If you want something for young children that’s full of zing and just a little bit different on the poetry front, then Anything But A Grabooberry is exactly what you’re looking for! First published by the wonderful Tara Books in 1998, it still feels as innovative as it was then.
Anushka Ravishankar’s nonsense poem that fills the book is based on the premise that I’d rather be anything else apart from a Grabooberry… The examples that make up that “anything else” will have young readers laughing aloud, as well as letting imaginations fly with what the dreadful grabooberry might be. And Rathna Ramanathan has incorporated the words into the book’s design, creating a visual treat in red and green through her exuberant combination of the words’ meanings and physical appearance.

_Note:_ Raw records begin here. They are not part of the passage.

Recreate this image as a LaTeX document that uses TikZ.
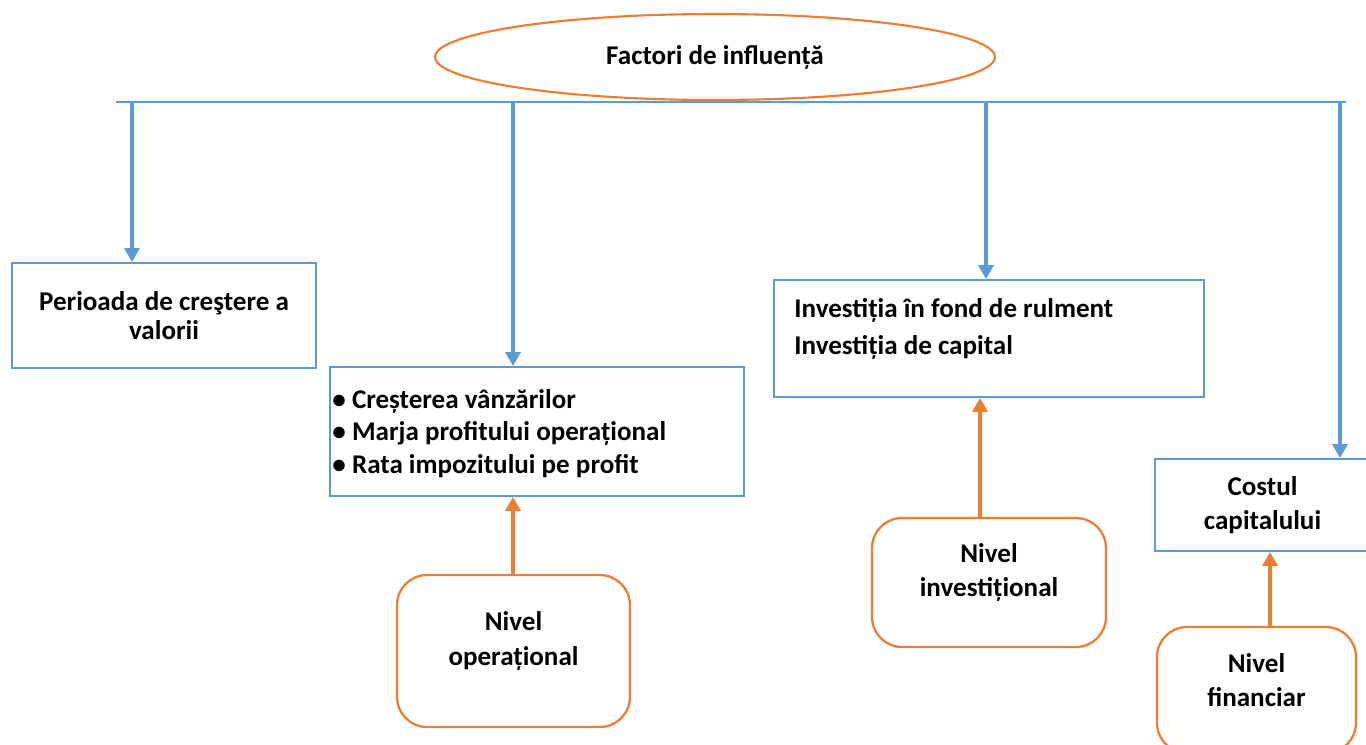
\documentclass[tikz,border=0pt]{standalone}
\usepackage{fontspec}
\setmainfont{Carlito}
\usetikzlibrary{shapes.geometric, arrows.meta}
\definecolor{factorblue}{HTML}{5B9BD5}
\definecolor{levelorange}{HTML}{ED7D31}
\tikzset{
	factorbox/.style={draw=factorblue, line width=1.1pt, inner sep=0pt, font=\fontsize{15.4}{16.4}\selectfont\bfseries},
	levelbox/.style={draw=levelorange, line width=1.3pt, rounded corners=0.6cm, inner sep=0pt},
	leveltext/.style={align=center, inner sep=0pt, font=\fontsize{15.4}{19.5}\selectfont\bfseries},
	downarrow/.style={draw=factorblue, line width=2.2pt, -{Triangle[length=0.28cm, width=0.3cm]}},
	uparrow/.style={draw=levelorange, line width=2.2pt, -{Triangle[length=0.28cm, width=0.3cm]}}
}
\begin{document}
\begin{tikzpicture}[x=0.02cm, y=-0.02cm]
	\useasboundingbox (0,0) rectangle (1366,744);
	\node[ellipse, draw=levelorange, line width=1.2pt, minimum width=11.2cm, minimum height=1.72cm, font=\fontsize{15.4}{16}\selectfont\bfseries] (title) at (715,57) {Factori de influență};
	\coordinate (busL) at (116,102);
	\coordinate (busR) at (1346,102);
	\coordinate (tap1) at (132,102);
	\coordinate (tap2) at (513,102);
	\coordinate (tap3) at (986,102);
	\coordinate (tap4) at (1340,102);
	\draw[factorblue, line width=1.1pt] (busL) -- (busR);

	\node[factorbox, minimum width=6.08cm, minimum height=2.1cm, align=center] (growth) at (164,315.5) {Perioada de creştere a\\valorii};
	\node[factorbox, minimum width=8.28cm, minimum height=2.58cm] (oper) at (537,431.5) {};
	\node[anchor=west, inner sep=0pt, align=left, font=\fontsize{15.4}{18.7}\selectfont\bfseries] (operTxt) at ([xshift=0.06cm, yshift=-0.04cm]oper.west) {• Creșterea vânzărilor\\• Marja profitului operațional\\• Rata impozitului pe profit};
	\node[factorbox, minimum width=8.6cm, minimum height=2.34cm] (invest) at (989,338.5) {};
	\node[anchor=north west, inner sep=0pt, align=left, font=\fontsize{15.4}{21}\selectfont\bfseries] (investTxt) at ([shift={(0.42cm,-0.38cm)}]invest.north west) {Investiția în fond de rulment\\Investiția de capital};
	\node[factorbox, minimum width=4.3cm, minimum height=1.84cm, align=center, font=\fontsize{15.4}{19.3}\selectfont\bfseries] (cost) at (1262.5,505) {Costul\\capitalului};

	\draw[downarrow] (tap1) -- (tap1 |- growth.north);
	\draw[downarrow] (tap2) -- (tap2 |- oper.north);
	\draw[downarrow] (tap3) -- (tap3 |- invest.north);
	\draw[downarrow] (tap4) -- (tap4 |- cost.north);

	\node[levelbox, minimum width=4.66cm, minimum height=3.04cm] (opLvl) at (513.5,651) {};
	\node[leveltext] (opLvlTxt) at ([yshift=0.2cm]opLvl.center) {Nivel\\operațional};
	\node[levelbox, minimum width=4.68cm, minimum height=2.58cm] (invLvl) at (989,582.5) {};
	\node[leveltext] (invLvlTxt) at ([yshift=0.2cm]invLvl.center) {Nivel\\investițional};
	\node[levelbox, minimum width=3.98cm, minimum height=2.52cm] (finLvl) at (1256.5,690) {};
	\node[leveltext] (finLvlTxt) at ([yshift=0.2cm]finLvl.center) {Nivel\\financiar};

	\draw[uparrow] ([xshift=-0.01cm]opLvl.north) -- ([xshift=-0.01cm]opLvl.north |- oper.south);
	\draw[uparrow] ([xshift=-0.18cm]invLvl.north) -- ([xshift=-0.18cm]invLvl.north |- invest.south);
	\draw[uparrow] ([xshift=0.27cm]finLvl.north) -- ([xshift=0.27cm]finLvl.north |- cost.south);
\end{tikzpicture}
\end{document}
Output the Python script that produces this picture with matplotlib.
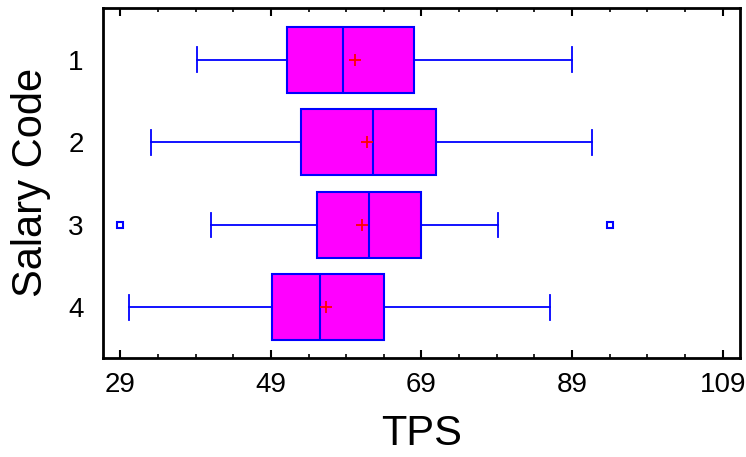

As you read, you find yourself having to slow down over each page to savour the design. This in turn encourages deeper pondering of the meaning – thereby intensifying the enjoyment of reading nonsense! Choosing favorite bits is difficult, but here goes:
i want to be an elephant or a packing trunk
- I love the juxtaposition of elephant and trunk, and you can see these pages on this post from a Japanese blog, which also reproduces the book’s blurb in English;
i think i’d like to be sneeze
flying through the sky
- where “sneeze” and “flying” fizz across the pages and some of the letters are spun at angles – the “i” in “flying” becoming, appropriately enough, an exclamation mark; and
the sun, the moon or sixteen stars
any planet, even ours
Anything But A Grabooberry is perfect for getting children chuckling aloud, and both they and the adults they share it with will appreciate the book’s visual wit and sophistication. Do read this article by Rathna Ramanathan for some fascinating insight into the book’s creation – I especially liked what she said about children’s feedback on early drafts, and Gita Wolf’s comments:
I tested the pages out on several friends’ kids – their reading aloud of the typographic text on the page was an invaluable input. It gave the bee many more ‘e’s, and the grabooberry more ‘ooo’s… [...] As Gita Wolf, publisher at Tara Books explains, ‘We found that children enjoy figuring out words like puzzles, since they have no pre-conceptions about this. Adults are not necessarily faster at comprehending it.’